Part of a data file
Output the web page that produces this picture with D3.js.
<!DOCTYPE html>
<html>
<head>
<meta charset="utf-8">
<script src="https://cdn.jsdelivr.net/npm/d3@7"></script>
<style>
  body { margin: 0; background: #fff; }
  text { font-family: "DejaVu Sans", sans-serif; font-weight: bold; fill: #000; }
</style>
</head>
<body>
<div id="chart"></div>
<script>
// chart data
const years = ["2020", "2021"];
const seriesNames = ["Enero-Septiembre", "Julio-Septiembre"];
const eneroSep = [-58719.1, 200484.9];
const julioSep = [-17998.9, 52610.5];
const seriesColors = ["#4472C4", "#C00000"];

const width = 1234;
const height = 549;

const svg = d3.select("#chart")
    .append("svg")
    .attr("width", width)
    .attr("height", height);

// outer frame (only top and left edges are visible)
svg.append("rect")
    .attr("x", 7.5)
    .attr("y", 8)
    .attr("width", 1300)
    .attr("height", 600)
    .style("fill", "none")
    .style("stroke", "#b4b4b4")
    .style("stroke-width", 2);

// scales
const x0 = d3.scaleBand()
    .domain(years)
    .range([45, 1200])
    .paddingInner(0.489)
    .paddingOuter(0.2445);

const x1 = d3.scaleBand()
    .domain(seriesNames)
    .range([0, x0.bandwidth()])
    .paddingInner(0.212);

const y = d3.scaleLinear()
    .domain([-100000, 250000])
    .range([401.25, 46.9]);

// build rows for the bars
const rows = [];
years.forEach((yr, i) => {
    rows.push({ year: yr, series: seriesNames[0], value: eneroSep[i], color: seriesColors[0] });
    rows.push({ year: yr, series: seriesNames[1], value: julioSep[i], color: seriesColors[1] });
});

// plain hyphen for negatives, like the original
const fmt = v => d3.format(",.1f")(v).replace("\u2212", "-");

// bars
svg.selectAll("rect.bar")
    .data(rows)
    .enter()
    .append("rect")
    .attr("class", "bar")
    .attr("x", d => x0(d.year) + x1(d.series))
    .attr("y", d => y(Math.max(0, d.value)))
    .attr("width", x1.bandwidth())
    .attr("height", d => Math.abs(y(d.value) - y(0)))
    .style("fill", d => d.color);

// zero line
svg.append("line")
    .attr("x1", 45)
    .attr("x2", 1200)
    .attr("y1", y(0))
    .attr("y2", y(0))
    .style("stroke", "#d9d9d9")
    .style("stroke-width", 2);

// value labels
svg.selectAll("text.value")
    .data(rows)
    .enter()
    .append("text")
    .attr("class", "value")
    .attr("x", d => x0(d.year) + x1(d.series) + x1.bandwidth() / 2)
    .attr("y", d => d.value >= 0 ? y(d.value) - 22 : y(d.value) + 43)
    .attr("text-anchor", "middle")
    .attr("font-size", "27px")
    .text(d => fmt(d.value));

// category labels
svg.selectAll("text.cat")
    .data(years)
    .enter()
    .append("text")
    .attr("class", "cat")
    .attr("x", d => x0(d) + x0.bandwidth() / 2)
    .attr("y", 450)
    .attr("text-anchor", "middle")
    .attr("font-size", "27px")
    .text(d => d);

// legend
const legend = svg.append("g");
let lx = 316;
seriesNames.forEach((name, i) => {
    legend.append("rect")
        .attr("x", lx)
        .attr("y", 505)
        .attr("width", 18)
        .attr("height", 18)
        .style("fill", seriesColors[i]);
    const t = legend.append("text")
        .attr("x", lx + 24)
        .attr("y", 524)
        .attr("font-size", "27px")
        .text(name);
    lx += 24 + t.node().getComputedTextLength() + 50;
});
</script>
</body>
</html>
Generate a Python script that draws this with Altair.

- _Stated problem_
Repeat each of the entries above precisely as given.

- _Reply to the exercise_
Output the web page that produces this picture with D3.js.
<!DOCTYPE html>
<html>
<head>
<meta charset="utf-8">
<script src="https://cdn.jsdelivr.net/npm/d3@7"></script>
<style>
  body { margin: 0; background: #fff; }
  text { font-family: "DejaVu Sans", sans-serif; font-weight: bold; fill: #000; }
</style>
</head>
<body>
<div id="chart"></div>
<script>
// chart data
const years = ["2020", "2021"];
const seriesNames = ["Enero-Septiembre", "Julio-Septiembre"];
const eneroSep = [-58719.1, 200484.9];
const julioSep = [-17998.9, 52610.5];
const seriesColors = ["#4472C4", "#C00000"];

const width = 1234;
const height = 549;

const svg = d3.select("#chart")
    .append("svg")
    .attr("width", width)
    .attr("height", height);

// outer frame (only top and left edges are visible)
svg.append("rect")
    .attr("x", 7.5)
    .attr("y", 8)
    .attr("width", 1300)
    .attr("height", 600)
    .style("fill", "none")
    .style("stroke", "#b4b4b4")
    .style("stroke-width", 2);

// scales
const x0 = d3.scaleBand()
    .domain(years)
    .range([45, 1200])
    .paddingInner(0.489)
    .paddingOuter(0.2445);

const x1 = d3.scaleBand()
    .domain(seriesNames)
    .range([0, x0.bandwidth()])
    .paddingInner(0.212);

const y = d3.scaleLinear()
    .domain([-100000, 250000])
    .range([401.25, 46.9]);

// build rows for the bars
const rows = [];
years.forEach((yr, i) => {
    rows.push({ year: yr, series: seriesNames[0], value: eneroSep[i], color: seriesColors[0] });
    rows.push({ year: yr, series: seriesNames[1], value: julioSep[i], color: seriesColors[1] });
});

// plain hyphen for negatives, like the original
const fmt = v => d3.format(",.1f")(v).replace("\u2212", "-");

// bars
svg.selectAll("rect.bar")
    .data(rows)
    .enter()
    .append("rect")
    .attr("class", "bar")
    .attr("x", d => x0(d.year) + x1(d.series))
    .attr("y", d => y(Math.max(0, d.value)))
    .attr("width", x1.bandwidth())
    .attr("height", d => Math.abs(y(d.value) - y(0)))
    .style("fill", d => d.color);

// zero line
svg.append("line")
    .attr("x1", 45)
    .attr("x2", 1200)
    .attr("y1", y(0))
    .attr("y2", y(0))
    .style("stroke", "#d9d9d9")
    .style("stroke-width", 2);

// value labels
svg.selectAll("text.value")
    .data(rows)
    .enter()
    .append("text")
    .attr("class", "value")
    .attr("x", d => x0(d.year) + x1(d.series) + x1.bandwidth() / 2)
    .attr("y", d => d.value >= 0 ? y(d.value) - 22 : y(d.value) + 43)
    .attr("text-anchor", "middle")
    .attr("font-size", "27px")
    .text(d => fmt(d.value));

// category labels
svg.selectAll("text.cat")
    .data(years)
    .enter()
    .append("text")
    .attr("class", "cat")
    .attr("x", d => x0(d) + x0.bandwidth() / 2)
    .attr("y", 450)
    .attr("text-anchor", "middle")
    .attr("font-size", "27px")
    .text(d => d);

// legend
const legend = svg.append("g");
let lx = 316;
seriesNames.forEach((name, i) => {
    legend.append("rect")
        .attr("x", lx)
        .attr("y", 505)
        .attr("width", 18)
        .attr("height", 18)
        .style("fill", seriesColors[i]);
    const t = legend.append("text")
        .attr("x", lx + 24)
        .attr("y", 524)
        .attr("font-size", "27px")
        .text(name);
    lx += 24 + t.node().getComputedTextLength() + 50;
});
</script>
</body>
</html>
Generate a Python script that draws this with Altair.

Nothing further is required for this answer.